E’ vero. Non c’è dubbio.

Certa “compagneria” pensa di cavarsela negando la verità di questa contraddizione solare tra tutela della salute e salute del profitto. E invece è una contraddizione, verissima nella sua crudezza.

Ammettere che salute e profitto sono contrapposti significa infatti comprendere che modo di produzione capitalistico e sopravvivenza dell’umanità sono in contrasto. Anzi, si negano a vicenda. E sono entrambi veri.

Possiamo spostare lo sguardo dalla pandemia al cambiamento climatico, il risultato non cambia.

Tutela dell’ambiente (riduzione delle emissioni e dell’inquinamento, ecc) e capitalismo non sono più compatibili.

Non possono insomma più convivere insieme.

L’hanno fatto per tre secoli circa, con grandissimi risultati in termini di produttività del lavoro umano, sviluppo tecnologico, quantità di merci a disposizione, sviluppo scientifico, crescita numerica della popolazione mondiale, ecc. L’inquinamento che accompagna il processo era tutto sommato limitato territorialmente e quantitativamente; insomma, era ecologicamente “sostenibile”, specie a fronte di quegli immensi vantaggi.
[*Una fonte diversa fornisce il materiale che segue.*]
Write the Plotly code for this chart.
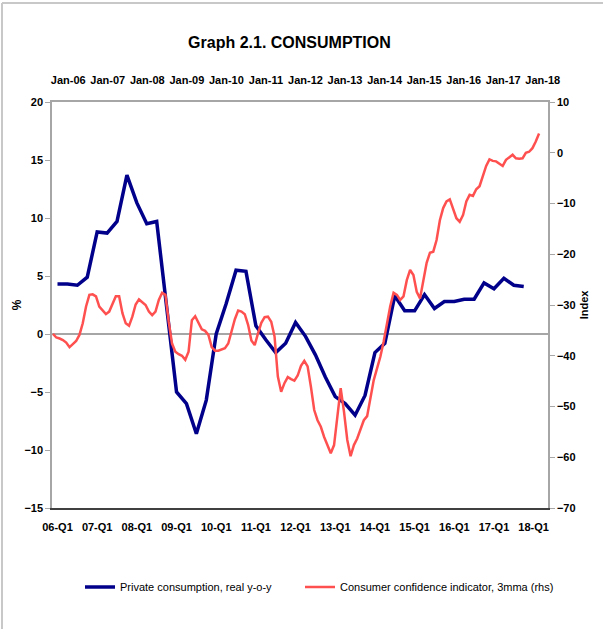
import plotly.graph_objects as go

# quarterly series, 06-Q1 .. 17-Q4 (% y-o-y, left axis)
private_consumption = [
    4.3, 4.3, 4.2, 4.9,
    8.8, 8.7, 9.7, 13.7,
    11.3, 9.5, 9.7, 2.4,
    -5.0, -6.0, -8.6, -5.7,
    0.0, 2.6, 5.5, 5.4,
    0.7, -0.5, -1.6, -0.8,
    1.0, -0.2, -1.8, -3.7,
    -5.4, -6.0, -7.0, -5.3,
    -1.6, -0.8, 3.3, 2.0,
    2.0, 3.4, 2.2, 2.8,
    2.8, 3.0, 3.0, 4.4,
    3.9, 4.8, 4.2, 4.1,
]

# monthly series, Jan-06 .. Apr-18 (index, right axis)
consumer_confidence = [
    -35.7, -36.4, -36.6, -36.9, -37.4, -38.3, -37.7, -37.1, -35.9, -33.6, -30.3, -28.0,
    -27.9, -28.3, -30.3, -31.0, -31.8, -31.3, -29.7, -28.3, -28.3, -31.6, -33.6, -34.1,
    -32.3, -29.9, -28.9, -29.5, -30.0, -31.3, -32.0, -31.3, -29.0, -27.6, -28.0, -33.3,
    -37.6, -39.2, -39.7, -40.0, -40.8, -39.2, -33.0, -32.2, -33.6, -34.8, -35.1, -35.9,
    -38.3, -39.0, -39.0, -38.7, -38.5, -37.6, -35.3, -32.8, -31.1, -31.3, -31.8, -33.9,
    -37.0, -37.9, -35.6, -33.5, -32.4, -32.3, -33.3, -36.2, -44.1, -47.1, -45.4, -44.2,
    -44.6, -44.9, -43.9, -42.0, -41.0, -42.1, -46.1, -50.7, -52.7, -54.0, -56.0, -57.6,
    -59.2, -57.6, -51.3, -46.4, -51.0, -56.6, -59.8, -57.6, -56.3, -54.3, -52.7, -51.9,
    -48.7, -44.8, -42.5, -40.2, -37.2, -33.6, -30.2, -27.6, -28.0, -29.0, -28.3, -25.1,
    -23.1, -24.1, -27.4, -28.7, -25.1, -21.7, -19.7, -19.5, -17.2, -13.3, -10.9, -9.6,
    -9.2, -10.9, -12.9, -13.6, -12.3, -9.6, -8.3, -8.5, -7.2, -6.6, -4.6, -2.6,
    -1.3, -1.6, -1.7, -2.1, -2.6, -1.4, -0.9, -0.4, -1.1, -1.2, -1.1, 0.0,
    0.2, 0.9, 2.2, 3.8,
]

years = list(range(6, 19))
quarter_labels = [f"{y:02d}-Q1" for y in years]
month_labels = [f"Jan-{y:02d}" for y in years]

# x axis is in months; quarterly points sit mid-quarter
x_q = [1.66 + 3 * i for i in range(len(private_consumption))]
x_m = [0.3 + i for i in range(len(consumer_confidence))]

BLUE = "#00008B"
RED = "#FF5050"
GREY = "#A6A6A6"
FONT = "Liberation Sans, Arial, sans-serif"

fig = go.Figure()
fig.add_trace(go.Scatter(
    x=x_q, y=private_consumption, name="Private consumption, real y-o-y",
    mode="lines", line=dict(color=BLUE, width=3.5), xaxis="x", yaxis="y",
    legend="legend", showlegend=True,
))
fig.add_trace(go.Scatter(
    x=x_m, y=consumer_confidence, name="Consumer confidence indicator, 3mma (rhs)",
    mode="lines", line=dict(color=RED, width=2.5), xaxis="x2", yaxis="y2",
    legend="legend2", showlegend=True,
))

tick_font = dict(family=FONT, size=11, color="black", weight="bold")
legend_font = dict(family=FONT, size=11, color="black")
legend_y = (508 - 587) / 406

fig.update_layout(
    width=603, height=629,
    margin=dict(l=52, r=55, t=102, b=121, autoexpand=False),
    paper_bgcolor="white", plot_bgcolor="white",
    showlegend=True,
    font=dict(family=FONT, size=11, color="black"),
    title=dict(text="<b>Graph 2.1. CONSUMPTION</b>", x=0.48, xanchor="center",
               y=0.932, yanchor="middle", font=dict(family=FONT, size=16, color="black")),
    xaxis=dict(range=[0, 150], tickvals=[1.66 + 12 * i for i in range(len(years))],
               ticktext=quarter_labels, ticks="", tickangle=0, showgrid=False,
               zeroline=False, showline=True, linecolor="#404040", linewidth=1.5,
               tickfont=tick_font, ticklabelstandoff=8),
    xaxis2=dict(range=[0, 150], overlaying="x", side="top", anchor="y2",
                tickvals=[4.9 + 11.96 * i for i in range(len(years))],
                ticktext=month_labels, ticks="", tickangle=0, showgrid=False,
                zeroline=False, showline=True, linecolor=GREY, linewidth=1.5,
                tickfont=tick_font, ticklabelstandoff=12),
    yaxis=dict(range=[-15, 20], dtick=5, ticks="outside", ticklen=5, tickcolor=GREY,
               showline=True, linecolor=GREY, linewidth=1.5, showgrid=False,
               zeroline=True, zerolinecolor=GREY, zerolinewidth=1.5,
               tickfont=tick_font,
               title=dict(text="<b>%</b>", standoff=0, font=dict(family=FONT, size=12))),
    yaxis2=dict(range=[-70, 10], dtick=10, overlaying="y", side="right", anchor="x2",
                ticks="outside", ticklen=5, tickcolor=GREY, showline=True,
                linecolor=GREY, linewidth=1.5, showgrid=False, zeroline=False,
                tickfont=tick_font,
                title=dict(text="<b>Index</b>", standoff=6,
                           font=dict(family=FONT, size=11))),
    legend=dict(orientation="h", x=(80 - 52) / 496, xanchor="left",
                y=legend_y, yanchor="middle", font=legend_font),
    legend2=dict(orientation="h", x=(300 - 52) / 496, xanchor="left",
                 y=legend_y, yanchor="middle", font=legend_font),
    shapes=[
        dict(type="line", xref="paper", yref="paper", x0=(2 - 52) / 496, x1=(2 - 52) / 496,
             y0=(508 - 640) / 406, y1=1 + (102 - 3) / 406, line=dict(color="#C8C8C8", width=2)),
        dict(type="line", xref="paper", yref="paper", x0=(2 - 52) / 496, x1=(620 - 52) / 496,
             y0=1 + (102 - 3) / 406, y1=1 + (102 - 3) / 406, line=dict(color="#C8C8C8", width=2)),
    ],
)

fig.write_html("out.html", config={"displayModeBar": False},
               post_script="document.body.style.margin = '0';")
Ora quel che era un “apporto positivo” del capitalismo alla storia umana è arrivato al punto da essere totalmente negativo.  I suoi “effetti collaterali” non sono più “sostenibili”…

E si vede fisicamente!

Non è più insomma il risultato di un’analisi complessa che sfornava previsioni sul futuro, scientificamente ben fondate ma ancora invisibili empiricamente.

Ora è proprio davanti agli occhi. Lo sviluppo capitalistico ha fatto progredire in modo straordinario le scienze mediche. Sono state sconfitte malattie ataviche, infezioni ignote per millenni, fino a ricostruire nel modo migliore addirittura parti del corpo (le protesi), allungando a dismisura le “aspettative di vita” di ogni essere umano (o perlomeno di quelli che dispongono di cibo e acqua a sufficienza).

Tutto finito. Ora, o ci prendiamo tutti il virus oppure si ferma l’economia. O si finisce di distruggere il pianeta (restano pochi anni per impedirlo invertendo la tendenza) oppure si distrugge il capitalismo così come lo abbiamo conosciuto (libertà assoluta dell’impresa privata).

Vita e capitalismo sono incompatibili. Qui e ora. Bisogna scegliere.

Non dovrebbe essere difficile rispondere alla domanda. Più difficile, certo, convincere i manager del capitale a togliersi dai piedi.